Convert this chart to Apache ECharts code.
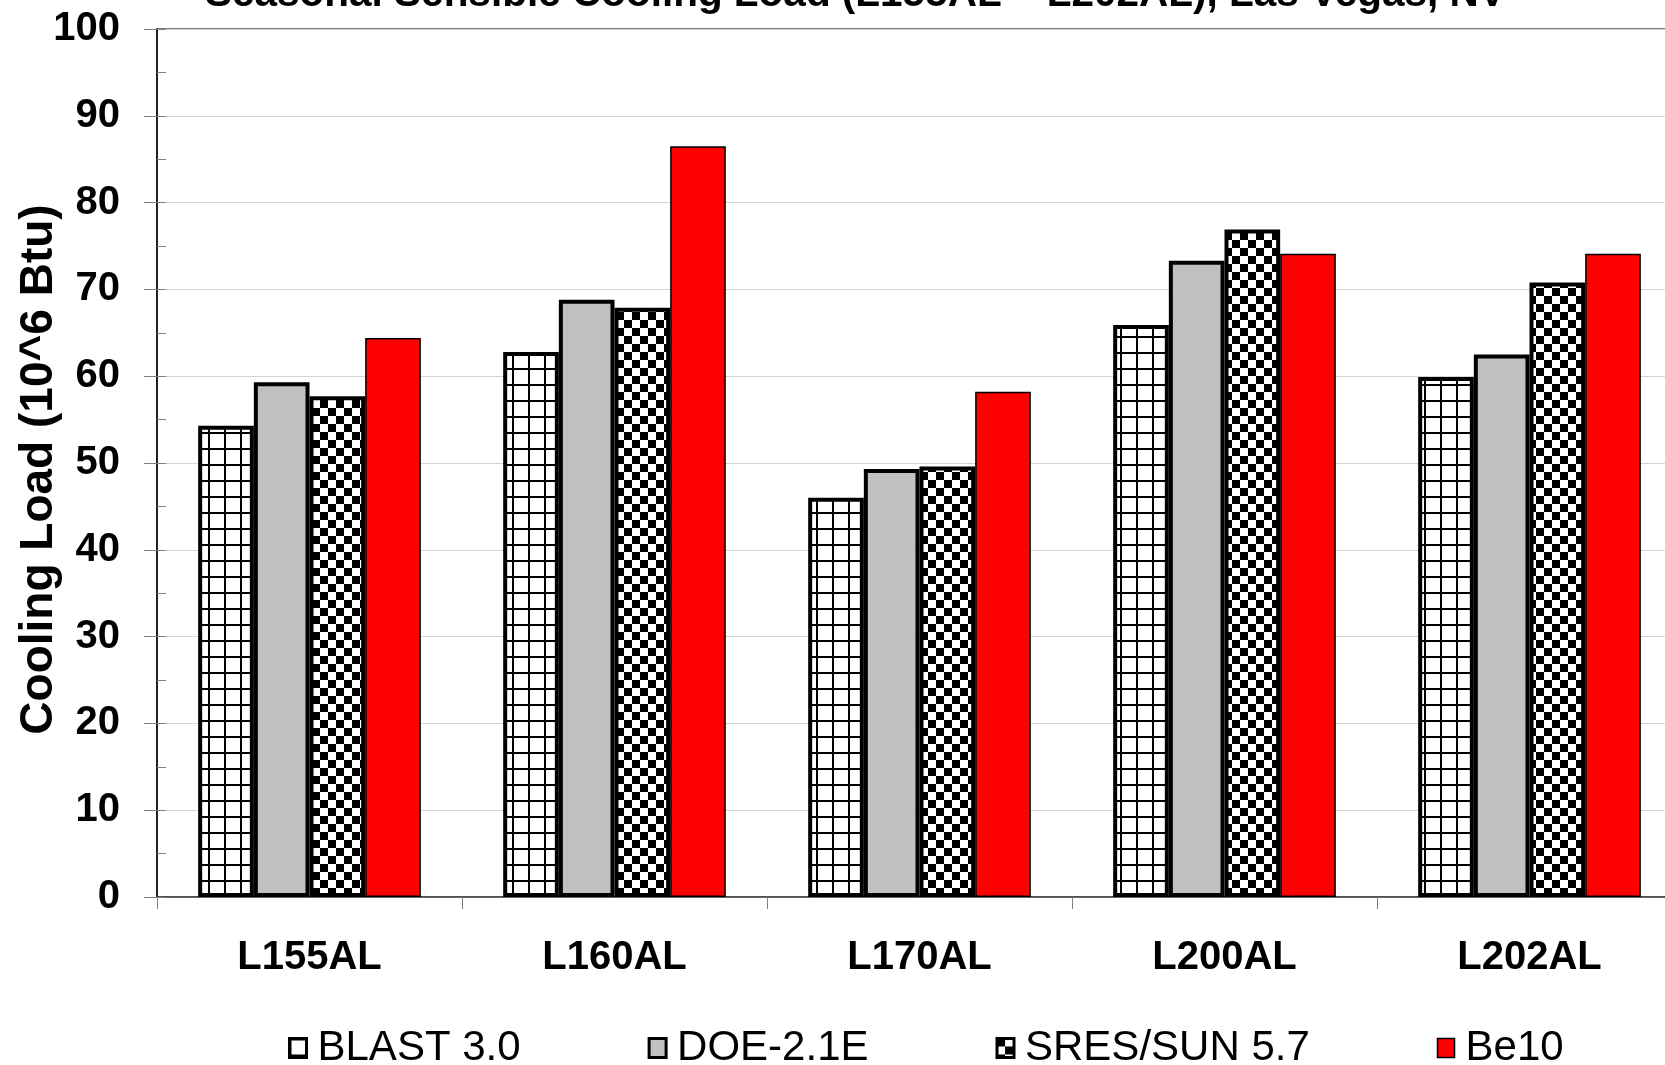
<!DOCTYPE html>
<html>
<head>
<meta charset="utf-8">
<script src="https://cdn.jsdelivr.net/npm/echarts@6/dist/echarts.min.js"></script>
<style>
html,body{margin:0;padding:0;background:#fff;}
#chart{width:1665px;height:1065px;}
</style>
</head>
<body>
<div id="chart"></div>
<script>
const titleText = 'Seasonal Sensible Cooling Load (L155AL \u2013 L202AL), Las Vegas, NV';
const yAxisName = 'Cooling Load (10^6 Btu)';
const categories = ['L155AL', 'L160AL', 'L170AL', 'L200AL', 'L202AL'];
const seriesNames = ['BLAST 3.0', 'DOE-2.1E', 'SRES/SUN 5.7', 'Be10'];
const blast = [54.3, 62.8, 46.0, 65.9, 59.9];
const doe = [59.3, 68.8, 49.3, 73.3, 62.5];
const sres = [57.7, 67.9, 49.6, 76.9, 70.8];
const be10 = [64.4, 86.5, 58.2, 74.1, 74.1];

const FONT = "'Liberation Sans', Arial, sans-serif";

function gridPattern() {
  const c = document.createElement('canvas');
  c.width = 16; c.height = 16;
  const g = c.getContext('2d');
  g.fillStyle = '#ffffff'; g.fillRect(0, 0, 16, 16);
  g.fillStyle = '#000000';
  g.fillRect(0, 0, 2, 16);
  g.fillRect(0, 0, 16, 2);
  return { image: c, repeat: 'repeat' };
}
function checkerPattern() {
  const c = document.createElement('canvas');
  c.width = 16; c.height = 16;
  const g = c.getContext('2d');
  g.fillStyle = '#ffffff'; g.fillRect(0, 0, 16, 16);
  g.fillStyle = '#000000';
  g.fillRect(0, 0, 8, 8);
  g.fillRect(8, 8, 8, 8);
  return { image: c, repeat: 'repeat' };
}

const chart = echarts.init(document.getElementById('chart'), null, { renderer: 'canvas' });

const thick = { borderColor: '#000', borderWidth: 4 };

chart.setOption({
  animation: false,
  backgroundColor: '#ffffff',
  title: {
    text: titleText,
    left: 205,
    top: -26,
    padding: 0,
    textStyle: { fontFamily: FONT, fontSize: 40.5, fontWeight: 'bold', color: '#000' }
  },
  legend: {
    left: 288,
    top: 1027,
    padding: 0,
    itemGap: 127,
    itemWidth: 17,
    itemHeight: 19,
    icon: 'rect',
    textStyle: { fontFamily: FONT, fontSize: 42, color: '#000', padding: [0, 0, 0, 6] },
    data: [
      { name: seriesNames[0], itemStyle: { borderColor: '#000', borderWidth: 3 } },
      { name: seriesNames[1], itemStyle: { borderColor: '#000', borderWidth: 3 } },
      { name: seriesNames[2], itemStyle: { borderColor: '#000', borderWidth: 3 } },
      { name: seriesNames[3], itemStyle: { borderColor: '#000', borderWidth: 1.5 } }
    ]
  },
  grid: {
    left: 157,
    top: 29,
    width: 1525,
    height: 868,
    outerBoundsMode: 'none',
    containLabel: false,
    show: true,
    borderColor: '#808080',
    borderWidth: 2,
    backgroundColor: 'transparent'
  },
  xAxis: {
    type: 'category',
    data: categories,
    axisLine: { lineStyle: { color: '#404040', width: 1.5 } },
    axisTick: { show: true, length: 12, lineStyle: { color: '#808080', width: 1 } },
    axisLabel: { fontFamily: FONT, fontSize: 40, fontWeight: 'bold', color: '#000', margin: 41 },
    splitLine: { show: false }
  },
  yAxis: [{
    type: 'value',
    min: 0,
    max: 100,
    interval: 10,
    name: yAxisName,
    nameLocation: 'middle',
    nameRotate: 90,
    nameGap: 95,
    nameMoveOverlap: false,
    nameTextStyle: { fontFamily: FONT, fontSize: 46, fontWeight: 'bold', color: '#000', padding: [0, 13, 0, 0] },
    axisLine: { show: true, lineStyle: { color: '#000', width: 1.5 } },
    axisTick: { show: true, length: 13, lineStyle: { color: '#808080', width: 1 } },
    axisLabel: { fontFamily: FONT, fontSize: 40, fontWeight: 'bold', color: '#000', margin: 37 },
    splitLine: { show: true, lineStyle: { color: '#d4d4d4', width: 1 } }
  }, {
    type: 'value',
    min: 0,
    max: 100,
    interval: 5,
    position: 'left',
    axisLine: { show: false },
    axisTick: { show: true, inside: true, length: 9, lineStyle: { color: '#808080', width: 1 } },
    axisLabel: { show: false },
    splitLine: { show: false }
  }],
  series: [
    { name: seriesNames[0], type: 'bar', data: blast, barGap: '0%', barCategoryGap: '27%', z: 2,
      itemStyle: Object.assign({ color: gridPattern() }, thick) },
    { name: seriesNames[1], type: 'bar', data: doe, z: 3,
      itemStyle: Object.assign({ color: '#c0c0c0' }, thick) },
    { name: seriesNames[2], type: 'bar', data: sres, z: 4,
      itemStyle: Object.assign({ color: checkerPattern() }, thick) },
    { name: seriesNames[3], type: 'bar', data: be10, z: 1,
      itemStyle: { color: '#ff0000', borderColor: '#000', borderWidth: 1.5 } }
  ]
});
</script>
</body>
</html>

Written problem: Transcribe the material as is, with images omitted.

Answer to this task:
Convert this chart to Apache ECharts code.
<!DOCTYPE html>
<html>
<head>
<meta charset="utf-8">
<script src="https://cdn.jsdelivr.net/npm/echarts@6/dist/echarts.min.js"></script>
<style>
html,body{margin:0;padding:0;background:#fff;}
#chart{width:1665px;height:1065px;}
</style>
</head>
<body>
<div id="chart"></div>
<script>
const titleText = 'Seasonal Sensible Cooling Load (L155AL \u2013 L202AL), Las Vegas, NV';
const yAxisName = 'Cooling Load (10^6 Btu)';
const categories = ['L155AL', 'L160AL', 'L170AL', 'L200AL', 'L202AL'];
const seriesNames = ['BLAST 3.0', 'DOE-2.1E', 'SRES/SUN 5.7', 'Be10'];
const blast = [54.3, 62.8, 46.0, 65.9, 59.9];
const doe = [59.3, 68.8, 49.3, 73.3, 62.5];
const sres = [57.7, 67.9, 49.6, 76.9, 70.8];
const be10 = [64.4, 86.5, 58.2, 74.1, 74.1];

const FONT = "'Liberation Sans', Arial, sans-serif";

function gridPattern() {
  const c = document.createElement('canvas');
  c.width = 16; c.height = 16;
  const g = c.getContext('2d');
  g.fillStyle = '#ffffff'; g.fillRect(0, 0, 16, 16);
  g.fillStyle = '#000000';
  g.fillRect(0, 0, 2, 16);
  g.fillRect(0, 0, 16, 2);
  return { image: c, repeat: 'repeat' };
}
function checkerPattern() {
  const c = document.createElement('canvas');
  c.width = 16; c.height = 16;
  const g = c.getContext('2d');
  g.fillStyle = '#ffffff'; g.fillRect(0, 0, 16, 16);
  g.fillStyle = '#000000';
  g.fillRect(0, 0, 8, 8);
  g.fillRect(8, 8, 8, 8);
  return { image: c, repeat: 'repeat' };
}

const chart = echarts.init(document.getElementById('chart'), null, { renderer: 'canvas' });

const thick = { borderColor: '#000', borderWidth: 4 };

chart.setOption({
  animation: false,
  backgroundColor: '#ffffff',
  title: {
    text: titleText,
    left: 205,
    top: -26,
    padding: 0,
    textStyle: { fontFamily: FONT, fontSize: 40.5, fontWeight: 'bold', color: '#000' }
  },
  legend: {
    left: 288,
    top: 1027,
    padding: 0,
    itemGap: 127,
    itemWidth: 17,
    itemHeight: 19,
    icon: 'rect',
    textStyle: { fontFamily: FONT, fontSize: 42, color: '#000', padding: [0, 0, 0, 6] },
    data: [
      { name: seriesNames[0], itemStyle: { borderColor: '#000', borderWidth: 3 } },
      { name: seriesNames[1], itemStyle: { borderColor: '#000', borderWidth: 3 } },
      { name: seriesNames[2], itemStyle: { borderColor: '#000', borderWidth: 3 } },
      { name: seriesNames[3], itemStyle: { borderColor: '#000', borderWidth: 1.5 } }
    ]
  },
  grid: {
    left: 157,
    top: 29,
    width: 1525,
    height: 868,
    outerBoundsMode: 'none',
    containLabel: false,
    show: true,
    borderColor: '#808080',
    borderWidth: 2,
    backgroundColor: 'transparent'
  },
  xAxis: {
    type: 'category',
    data: categories,
    axisLine: { lineStyle: { color: '#404040', width: 1.5 } },
    axisTick: { show: true, length: 12, lineStyle: { color: '#808080', width: 1 } },
    axisLabel: { fontFamily: FONT, fontSize: 40, fontWeight: 'bold', color: '#000', margin: 41 },
    splitLine: { show: false }
  },
  yAxis: [{
    type: 'value',
    min: 0,
    max: 100,
    interval: 10,
    name: yAxisName,
    nameLocation: 'middle',
    nameRotate: 90,
    nameGap: 95,
    nameMoveOverlap: false,
    nameTextStyle: { fontFamily: FONT, fontSize: 46, fontWeight: 'bold', color: '#000', padding: [0, 13, 0, 0] },
    axisLine: { show: true, lineStyle: { color: '#000', width: 1.5 } },
    axisTick: { show: true, length: 13, lineStyle: { color: '#808080', width: 1 } },
    axisLabel: { fontFamily: FONT, fontSize: 40, fontWeight: 'bold', color: '#000', margin: 37 },
    splitLine: { show: true, lineStyle: { color: '#d4d4d4', width: 1 } }
  }, {
    type: 'value',
    min: 0,
    max: 100,
    interval: 5,
    position: 'left',
    axisLine: { show: false },
    axisTick: { show: true, inside: true, length: 9, lineStyle: { color: '#808080', width: 1 } },
    axisLabel: { show: false },
    splitLine: { show: false }
  }],
  series: [
    { name: seriesNames[0], type: 'bar', data: blast, barGap: '0%', barCategoryGap: '27%', z: 2,
      itemStyle: Object.assign({ color: gridPattern() }, thick) },
    { name: seriesNames[1], type: 'bar', data: doe, z: 3,
      itemStyle: Object.assign({ color: '#c0c0c0' }, thick) },
    { name: seriesNames[2], type: 'bar', data: sres, z: 4,
      itemStyle: Object.assign({ color: checkerPattern() }, thick) },
    { name: seriesNames[3], type: 'bar', data: be10, z: 1,
      itemStyle: { color: '#ff0000', borderColor: '#000', borderWidth: 1.5 } }
  ]
});
</script>
</body>
</html>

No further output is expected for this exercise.